Agama harus mampu menampilkan kelembutannya kepada orang-orang yang mengikuti ajarannya dan harus bersikap tegas kepada mereka yang menentang ajarannya. Bagi mereka yang taat akan diberi ganjaran syurga dan ganjaran neraka bagi mereka yang mengingkarinya.
Ini sejalan dengan ayat: Muhammad itu adalah utusan Allah dan orang-orang yang bersama dengan dia adalah keras terhadap orang-orang kafir, tetapi berkasih sayang sesama mereka, kamu lihat mereka rukuk dan sujud mencari karunia Allah dan keridhaan-Nya, tanda-tanda mereka tampak pada muka mereka dari bekas sujud. (Q.S. al-Fath/48:29).
Kekuatan daya jihad di dalam setiap agama amat diperlukan. Dalam Islam misalnya, daya jihad diperlukan untuk menegakkan kebenaran dan menumpas kebatilan. Tanpa kekuatan ini maka agama akan dikalahkan oleh nilai-nilai lain yang mungkin destruktif bagi kemanusiaan.
Sebagai contoh, rezim kebatilan dan kekuatan tirani yang berkuasa di dalam masyarakat perlu diakhiri dengan mengedepankan kekuatan jihad. Daya jihad juga diperlukan untuk memberantas kebodohan, kemiskinan, dan berbagai kelemahan yang menggerogoti masyarakat.
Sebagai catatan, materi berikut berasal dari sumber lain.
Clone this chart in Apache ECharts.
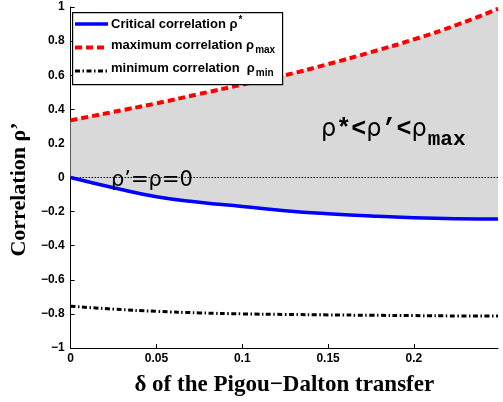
<!DOCTYPE html>
<html><head><meta charset="utf-8">
<script src="https://cdn.jsdelivr.net/npm/echarts@6/dist/echarts.min.js"></script>
<style>html,body{margin:0;padding:0;background:#fff}#c{width:503px;height:402px}</style>
</head><body><div id="c"></div>
<script>
// data
var deltas = [0, 0.025, 0.05, 0.075, 0.1, 0.125, 0.15, 0.175, 0.2, 0.225, 0.249];
var rhoCritical = [0, -0.06, -0.113, -0.145, -0.17, -0.195, -0.213, -0.226, -0.236, -0.242, -0.244];
var rhoMax = [0.335, 0.385, 0.435, 0.49, 0.545, 0.60, 0.665, 0.735, 0.81, 0.895, 0.99];
var rhoMin = [-0.755, -0.772, -0.785, -0.794, -0.80, -0.803, -0.806, -0.808, -0.81, -0.812, -0.813];
var xTicks = [0, 0.05, 0.1, 0.15, 0.2];
var yTicks = [-1, -0.8, -0.6, -0.4, -0.2, 0, 0.2, 0.4, 0.6, 0.8, 1];

function pairs(ys){ return deltas.map(function(d,i){ return [d, ys[i]]; }); }

var chart = echarts.init(document.getElementById('c'), null, {renderer:'canvas'});
var lab = {color:'#000', fontWeight:'bold', fontSize:12, fontFamily:'Liberation Sans, Arial, sans-serif'};
var legendFont = 'bold 13px "Liberation Sans", Arial, sans-serif';
var subFont = 'bold 10px "Liberation Sans", Arial, sans-serif';

function bandRender(params, api){
  var pts = [];
  for (var i = 0; i < deltas.length; i++) pts.push(api.coord([deltas[i], rhoMax[i]]));
  for (var j = deltas.length - 1; j >= 0; j--) pts.push(api.coord([deltas[j], rhoCritical[j]]));
  return {type:'polygon', shape:{points:pts}, style:{fill:'#d9d9d9', stroke:null}, silent:true};
}

chart.setOption({
  animation:false,
  backgroundColor:'#fff',
  grid:{left:68, right:5, top:7, bottom:46, containLabel:false},
  xAxis:{type:'value', min:0, max:0.249, interval:0.05,
    name:'δ of the Pigou−Dalton transfer', nameLocation:'middle', nameGap:26,
    nameTextStyle:{color:'#000', fontWeight:'bold', fontSize:23, fontFamily:'Liberation Serif, Times New Roman, serif'},
    axisLine:{onZero:false, lineStyle:{color:'#000', width:1}},
    axisTick:{inside:true, length:4, lineStyle:{color:'#000'}},
    axisLabel:Object.assign({margin:5, showMaxLabel:false, formatter:function(v){ return xTicks.indexOf(+v.toFixed(3))>=0 ? String(+v.toFixed(3)) : ''; }}, lab),
    splitLine:{show:false}},
  yAxis:{type:'value', min:-1, max:1, interval:0.2,
    name:'Correlation ρ\u2019', nameLocation:'middle', nameGap:40,
    nameTextStyle:{color:'#000', fontWeight:'bold', fontSize:22, fontFamily:'Liberation Serif, Times New Roman, serif', padding:[0,24,0,0]},
    axisLine:{onZero:false, lineStyle:{color:'#000', width:1}},
    axisTick:{inside:true, length:4, lineStyle:{color:'#000'}},
    axisLabel:Object.assign({margin:6, formatter:function(v){ var r=+v.toFixed(2); return yTicks.indexOf(r)>=0 ? String(r).replace('-','\u2212') : ''; }}, lab),
    splitLine:{show:false}},
  series:[
    {type:'custom', data:[[0,0]], renderItem:bandRender, z:1, silent:true, clip:true},
    {type:'line', data:[], z:2,
      markLine:{silent:true, symbol:['none','none'], label:{show:false},
        lineStyle:{color:'#000', type:[1.5,1.5], width:1},
        data:[{yAxis:0}]}},
    {type:'line', name:'min', data:pairs(rhoMin), showSymbol:false, smooth:true, z:3,
      lineStyle:{color:'#000', width:3, type:[5,2.5,1.5,2.5], cap:'butt'}},
    {type:'line', name:'crit', data:pairs(rhoCritical), showSymbol:false, smooth:true, z:4,
      lineStyle:{color:'#0000ff', width:3.5}},
    {type:'line', name:'max', data:pairs(rhoMax), showSymbol:false, smooth:true, z:5,
      lineStyle:{color:'#ff0000', width:4, type:[7,4], cap:'butt'}}
  ],
  graphic:[
    {type:'rect', left:72, top:12, z:100, shape:{width:210, height:72},
      style:{fill:'#fff', stroke:'#000', lineWidth:1.2}},
    {type:'line', z:101, shape:{x1:75, y1:24, x2:108, y2:24}, style:{stroke:'#0000ff', lineWidth:3.5}},
    {type:'line', z:101, shape:{x1:75, y1:47.5, x2:108, y2:47.5}, style:{stroke:'#ff0000', lineWidth:4, lineDash:[7,4]}},
    {type:'line', z:101, shape:{x1:75, y1:71, x2:108, y2:71}, style:{stroke:'#000', lineWidth:3, lineDash:[5,2.5,1.5,2.5]}},
    {type:'text', z:101, left:111, top:15, style:{text:'{t|Critical correlation ρ}{sup|*}', rich:{
      t:{font:legendFont, fill:'#000'}, sup:{font:subFont, fill:'#000', padding:[0,0,9,1]}}}},
    {type:'text', z:101, left:111, top:39, style:{text:'{t|maximum correlation ρ}{sub|max}', rich:{
      t:{font:legendFont, fill:'#000'}, sub:{font:subFont, fill:'#000', padding:[9,0,0,1]}}}},
    {type:'text', z:101, left:111, top:62, style:{text:'{t|minimum correlation  ρ}{sub|min}', rich:{
      t:{font:legendFont, fill:'#000'}, sub:{font:subFont, fill:'#000', padding:[9,0,0,1]}}}},
    {type:'text', z:50, left:321, top:117, style:{text:'{r|ρ}{m|*<}{r|ρ}{m|\u2019<}{r|ρ}{sub|max}', rich:{
      r:{font:'24px "DejaVu Sans", sans-serif', fill:'#000'},
      m:{font:'bold 25px "Liberation Mono", "Courier New", monospace', fill:'#000'},
      sub:{font:'bold 21px "Liberation Mono", "Courier New", monospace', fill:'#000', padding:[20,0,0,1]}}}},
    {type:'text', z:50, left:111, top:170, style:{text:'{r|ρ}{m|\u2019=}{r|ρ}{m|=0}', rich:{
      r:{font:'21px "DejaVu Sans", sans-serif', fill:'#000'},
      m:{font:'21px "DejaVu Sans", sans-serif', fill:'#000'}}}}
  ]
});
</script></body></html>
Namun penggunaan daya jihad ini tetap harus berada di bawah control ijtihad dan mujahadah yang terukur. Ijtihad ialah pengerahan kekuatan nalar umat di dalam mengartikulasikan nilai-nilai ajaran agamanya. Sedangkan mujahadah pengerahan aspek rohani umat di dalam menghayati nilai-nilai luhur agamanya.
Daya jihad, ijtihad, dan mujahadah harus dianggap satu kesatuan yang tak terpisahkan. Jihad tanpa kontrol ijtihad dan mujahadah bisa berpotensi melahirkan kekerasan. Karena itu, daya jihad tidak identic dengan kekarasan. Daya jihad juga tidak mesti harus ada yang korban. Jihad yang paling akbar kata Nabi ialah jihad melawan diri sendiri.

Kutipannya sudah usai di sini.